Coraline (2002) by Neil Gaiman, is about a young girl named Coraline who is often bored because her parents are always working and she finds herself wishing she had parents who cared about her more. To keep herself busy, Coraline enjoys to go on adventures and explore her new home and there is one room in her flat that she has not been able to open, until her mom unlocks it to show her it is only a brick wall, at least that’s what Coraline thought at first. Later she goes back to the door by herself and discovers that the brick wall is no longer there and instead it leads to a flat that looks just like hers, well almost, even her ‘other parents’ are there except they have buttons for eyes. Everything seems great in this alternative world at first, until her other parents tell her to stay forever, this frightens Coraline and she quickly returns home. Once Coraline is back home she realizes her parents are no longer there and they are in trouble, they have been captured by her ‘other mother’ and she must go back to that dark world and save her parents from that evil and horrible woman and her nasty tricks to prevent her from ever going home again.

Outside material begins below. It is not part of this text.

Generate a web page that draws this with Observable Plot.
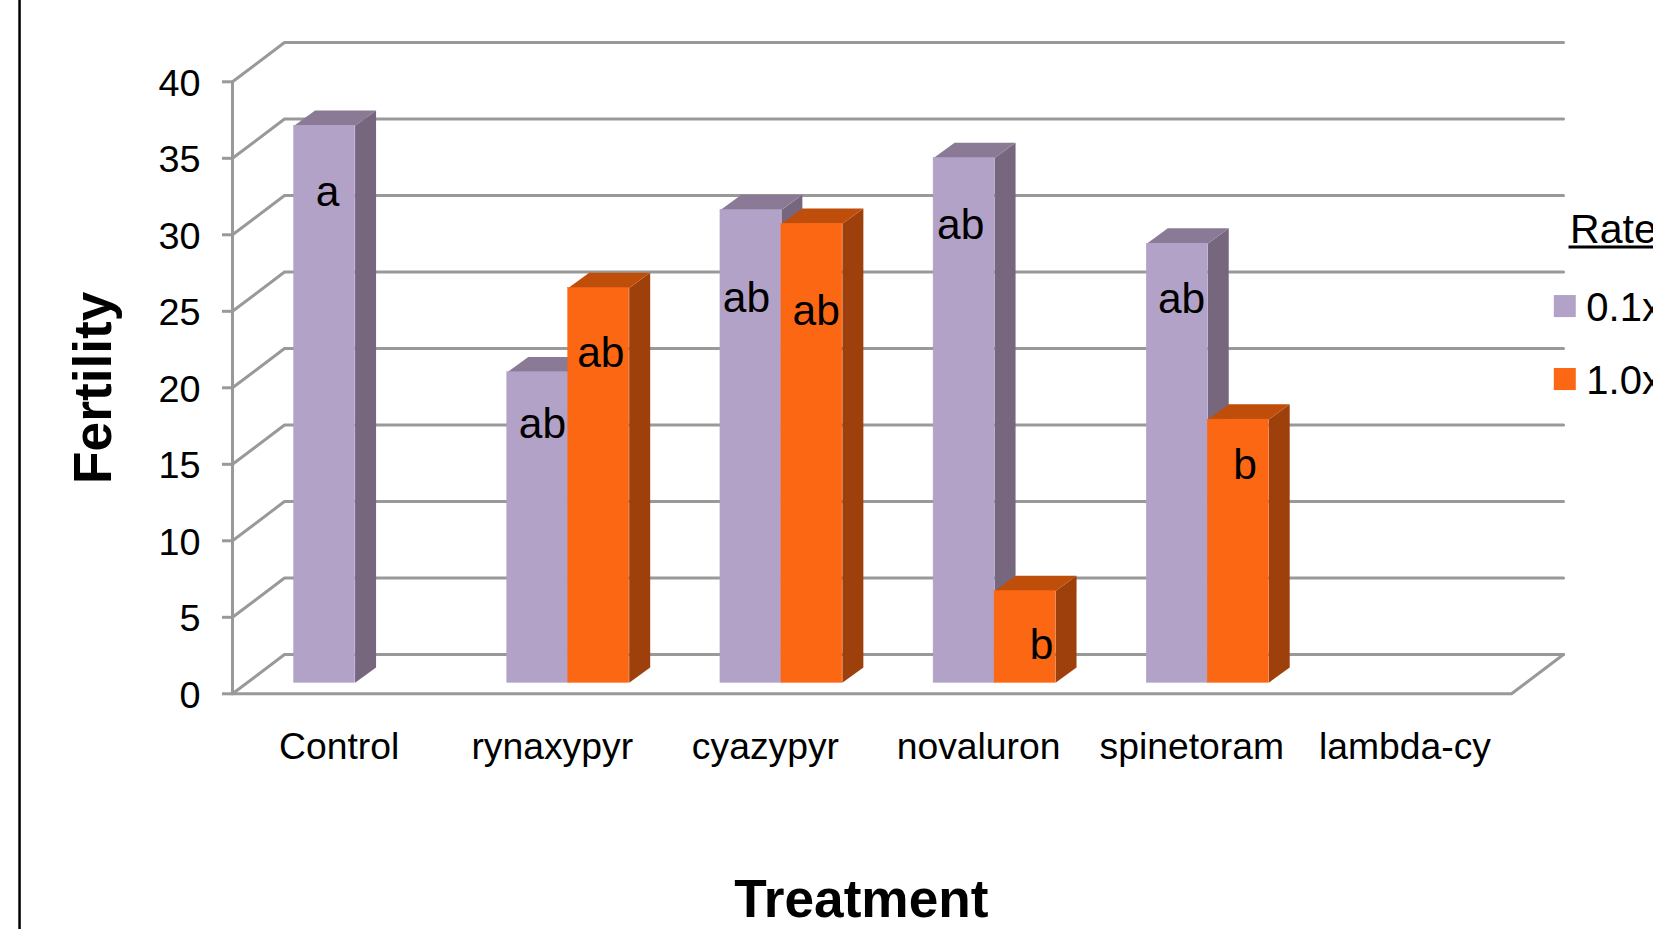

I would recommend this story to children with an active imagination, and who can handle stories that are a little darker/creepy. I would recommend it to children ages 8-years-old and older as long as parents know that this story is kind of creepy and they might not want to recommend it to children who are a little more sensitive, or at least be willing to talk to them about it in case they get scared. I would also recommend this story to young girls because it is very empowering as Coraline is very brave and independent and not afraid of anything. She is also very determined and will do anything she sets her mind to. This book was also made into a movie to enhance the story even more.